» DIRECTIVE
Drop every picture, then transcribe the remaining data exactly.

» INFORMATION SUPPLIED
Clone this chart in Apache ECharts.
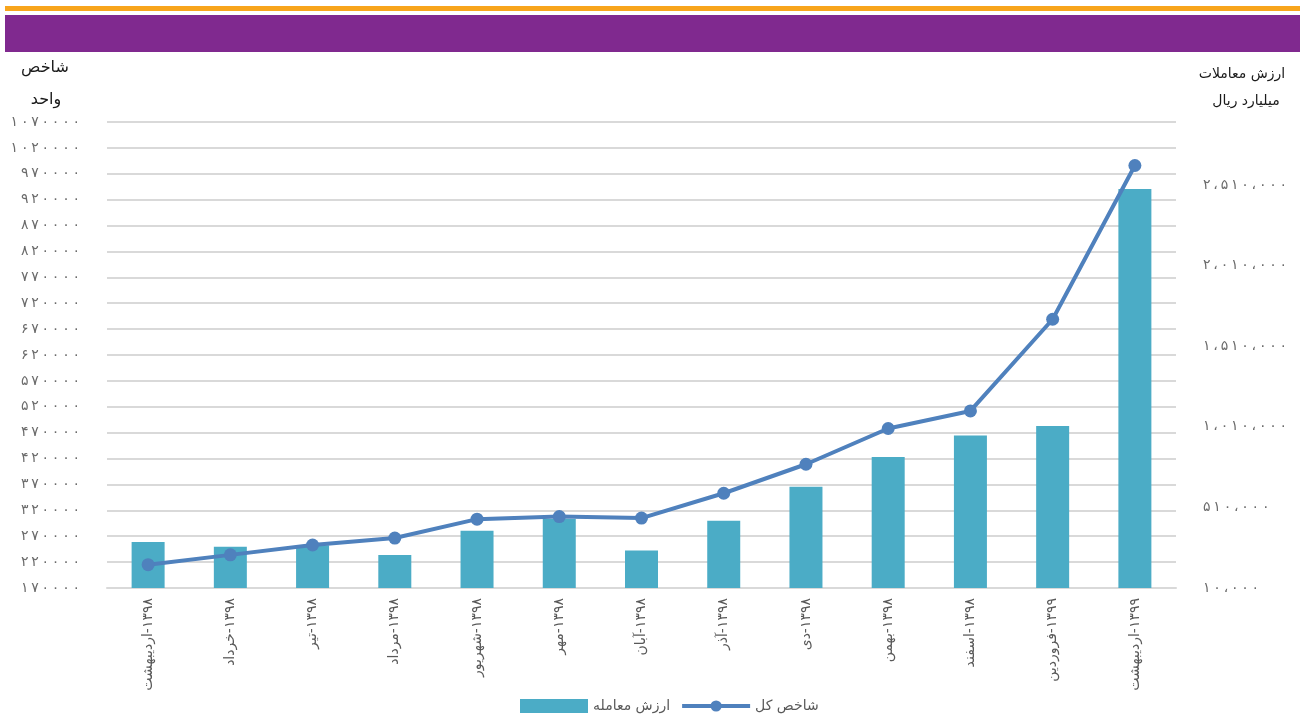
<!DOCTYPE html>
<html>
<head>
<meta charset="utf-8">
<script src="https://cdn.jsdelivr.net/npm/echarts@6/dist/echarts.min.js"></script>
<style>
html,body{margin:0;padding:0;background:#fff;}
#c{width:1300px;height:714px;}
</style>
</head>
<body>
<div id="c"></div>
<script>
var months = ['اردیبهشت','خرداد','تیر','مرداد','شهریور','مهر','آبان','آذر','دی','بهمن','اسفند','فروردین','اردیبهشت'];
var years = ['۱۳۹۸','۱۳۹۸','۱۳۹۸','۱۳۹۸','۱۳۹۸','۱۳۹۸','۱۳۹۸','۱۳۹۸','۱۳۹۸','۱۳۹۸','۱۳۹۸','۱۳۹۹','۱۳۹۹'];
var tradeValue = [295000, 266000, 275000, 215000, 365000, 438000, 243000, 427000, 638000, 822000, 956000, 1014000, 2485000];
var indexValue = [215000, 234000, 253000, 266500, 303000, 308000, 305000, 353000, 409000, 478000, 512000, 689000, 986000];
var leftAxisMin = 170000, leftAxisMax = 1070000, leftAxisStep = 50000;
var rightAxisMin = 10000, rightAxisMax = 2900000, rightAxisStep = 500000;
var seriesNames = ['ارزش معامله', 'شاخص کل'];
var leftAxisTitle = ['شاخص', 'واحد'];
var rightAxisTitle = ['ارزش معاملات', 'میلیارد ریال'];

// category label: month on the left, year on the right (LRM keeps the year separate)
var categories = months.map(function(m, i){ return m + '\u200E-' + years[i]; });

var FA = '۰۱۲۳۴۵۶۷۸۹';
var THIN = '\u2009';
function toFa(s){ return String(s).replace(/[0-9]/g, function(d){ return FA[+d]; }); }
function spaced(s){ return s.split('').join(THIN); }
function faComma(n){ return toFa(String(n).replace(/\B(?=(\d{3})+(?!\d))/g, '،')); }

var FONT = "'DejaVu Sans', sans-serif";
var chart = echarts.init(document.getElementById('c'), null, {renderer:'canvas'});
chart.setOption({
  animation: false,
  textStyle: {fontFamily: FONT},
  graphic: [
    {type:'rect', shape:{x:5, y:6, width:1295, height:5}, style:{fill:'#F8A51C'}},
    {type:'rect', shape:{x:5, y:15, width:1295, height:37}, style:{fill:'#80298F'}},
    {type:'text', x:45, y:60, style:{text:leftAxisTitle[0], fill:'#1a1a1a', font:'16px '+FONT, align:'center'}},
    {type:'text', x:46, y:92, style:{text:leftAxisTitle[1], fill:'#1a1a1a', font:'16px '+FONT, align:'center'}},
    {type:'text', x:1242, y:67, style:{text:rightAxisTitle[0], fill:'#1a1a1a', font:'14px '+FONT, align:'center'}},
    {type:'text', x:1246, y:94, style:{text:rightAxisTitle[1], fill:'#1a1a1a', font:'14px '+FONT, align:'center'}}
  ],
  grid: {left:107, right:124, top:122, bottom:126, containLabel:false},
  legend: {
    top: 694, left: 515,
    itemWidth: 68, itemHeight: 14, itemGap: 10,
    textStyle: {color:'#595959', fontSize:14, fontFamily: FONT},
    data: [
      {name: seriesNames[0], icon: 'rect'},
      {name: seriesNames[1], lineStyle: {width: 4}}
    ]
  },
  xAxis: {
    type: 'category',
    data: categories,
    axisLine: {lineStyle:{color:'#D9D9D9', width:2}},
    axisTick: {show:false},
    axisLabel: {rotate: 90, color:'#595959', fontSize:14, margin:10, interval:0, fontFamily: FONT}
  },
  yAxis: [
    {
      type: 'value', min: leftAxisMin, max: leftAxisMax, interval: leftAxisStep,
      axisLine:{show:false}, axisTick:{show:false},
      splitLine: {lineStyle:{color:'#D9D9D9', width:2}},
      axisLabel: {color:'#6b6b6b', fontSize:14, margin:27, fontFamily: FONT, formatter: function(v){ return spaced(toFa(v)); }}
    },
    {
      type: 'value', min: rightAxisMin, max: rightAxisMax, interval: rightAxisStep,
      position: 'right',
      axisLine:{show:false}, axisTick:{show:false},
      splitLine: {show:false},
      axisLabel: {color:'#6b6b6b', fontSize:14, margin:27, showMaxLabel:false, fontFamily: FONT, formatter: function(v){ return spaced(faComma(v)); }}
    }
  ],
  series: [
    {
      name: seriesNames[0], type: 'bar', yAxisIndex: 1, data: tradeValue,
      barWidth: 33, itemStyle: {color:'#4BACC6'}
    },
    {
      name: seriesNames[1], type: 'line', yAxisIndex: 0, data: indexValue,
      symbol: 'circle', symbolSize: 13,
      lineStyle: {color:'#4F81BD', width:4},
      itemStyle: {color:'#4F81BD'}
    }
  ]
});
</script>
</body>
</html>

» RESULT FOR THIS EXERCISE
Clone this chart in Apache ECharts.
<!DOCTYPE html>
<html>
<head>
<meta charset="utf-8">
<script src="https://cdn.jsdelivr.net/npm/echarts@6/dist/echarts.min.js"></script>
<style>
html,body{margin:0;padding:0;background:#fff;}
#c{width:1300px;height:714px;}
</style>
</head>
<body>
<div id="c"></div>
<script>
var months = ['اردیبهشت','خرداد','تیر','مرداد','شهریور','مهر','آبان','آذر','دی','بهمن','اسفند','فروردین','اردیبهشت'];
var years = ['۱۳۹۸','۱۳۹۸','۱۳۹۸','۱۳۹۸','۱۳۹۸','۱۳۹۸','۱۳۹۸','۱۳۹۸','۱۳۹۸','۱۳۹۸','۱۳۹۸','۱۳۹۹','۱۳۹۹'];
var tradeValue = [295000, 266000, 275000, 215000, 365000, 438000, 243000, 427000, 638000, 822000, 956000, 1014000, 2485000];
var indexValue = [215000, 234000, 253000, 266500, 303000, 308000, 305000, 353000, 409000, 478000, 512000, 689000, 986000];
var leftAxisMin = 170000, leftAxisMax = 1070000, leftAxisStep = 50000;
var rightAxisMin = 10000, rightAxisMax = 2900000, rightAxisStep = 500000;
var seriesNames = ['ارزش معامله', 'شاخص کل'];
var leftAxisTitle = ['شاخص', 'واحد'];
var rightAxisTitle = ['ارزش معاملات', 'میلیارد ریال'];

// category label: month on the left, year on the right (LRM keeps the year separate)
var categories = months.map(function(m, i){ return m + '\u200E-' + years[i]; });

var FA = '۰۱۲۳۴۵۶۷۸۹';
var THIN = '\u2009';
function toFa(s){ return String(s).replace(/[0-9]/g, function(d){ return FA[+d]; }); }
function spaced(s){ return s.split('').join(THIN); }
function faComma(n){ return toFa(String(n).replace(/\B(?=(\d{3})+(?!\d))/g, '،')); }

var FONT = "'DejaVu Sans', sans-serif";
var chart = echarts.init(document.getElementById('c'), null, {renderer:'canvas'});
chart.setOption({
  animation: false,
  textStyle: {fontFamily: FONT},
  graphic: [
    {type:'rect', shape:{x:5, y:6, width:1295, height:5}, style:{fill:'#F8A51C'}},
    {type:'rect', shape:{x:5, y:15, width:1295, height:37}, style:{fill:'#80298F'}},
    {type:'text', x:45, y:60, style:{text:leftAxisTitle[0], fill:'#1a1a1a', font:'16px '+FONT, align:'center'}},
    {type:'text', x:46, y:92, style:{text:leftAxisTitle[1], fill:'#1a1a1a', font:'16px '+FONT, align:'center'}},
    {type:'text', x:1242, y:67, style:{text:rightAxisTitle[0], fill:'#1a1a1a', font:'14px '+FONT, align:'center'}},
    {type:'text', x:1246, y:94, style:{text:rightAxisTitle[1], fill:'#1a1a1a', font:'14px '+FONT, align:'center'}}
  ],
  grid: {left:107, right:124, top:122, bottom:126, containLabel:false},
  legend: {
    top: 694, left: 515,
    itemWidth: 68, itemHeight: 14, itemGap: 10,
    textStyle: {color:'#595959', fontSize:14, fontFamily: FONT},
    data: [
      {name: seriesNames[0], icon: 'rect'},
      {name: seriesNames[1], lineStyle: {width: 4}}
    ]
  },
  xAxis: {
    type: 'category',
    data: categories,
    axisLine: {lineStyle:{color:'#D9D9D9', width:2}},
    axisTick: {show:false},
    axisLabel: {rotate: 90, color:'#595959', fontSize:14, margin:10, interval:0, fontFamily: FONT}
  },
  yAxis: [
    {
      type: 'value', min: leftAxisMin, max: leftAxisMax, interval: leftAxisStep,
      axisLine:{show:false}, axisTick:{show:false},
      splitLine: {lineStyle:{color:'#D9D9D9', width:2}},
      axisLabel: {color:'#6b6b6b', fontSize:14, margin:27, fontFamily: FONT, formatter: function(v){ return spaced(toFa(v)); }}
    },
    {
      type: 'value', min: rightAxisMin, max: rightAxisMax, interval: rightAxisStep,
      position: 'right',
      axisLine:{show:false}, axisTick:{show:false},
      splitLine: {show:false},
      axisLabel: {color:'#6b6b6b', fontSize:14, margin:27, showMaxLabel:false, fontFamily: FONT, formatter: function(v){ return spaced(faComma(v)); }}
    }
  ],
  series: [
    {
      name: seriesNames[0], type: 'bar', yAxisIndex: 1, data: tradeValue,
      barWidth: 33, itemStyle: {color:'#4BACC6'}
    },
    {
      name: seriesNames[1], type: 'line', yAxisIndex: 0, data: indexValue,
      symbol: 'circle', symbolSize: 13,
      lineStyle: {color:'#4F81BD', width:4},
      itemStyle: {color:'#4F81BD'}
    }
  ]
});
</script>
</body>
</html>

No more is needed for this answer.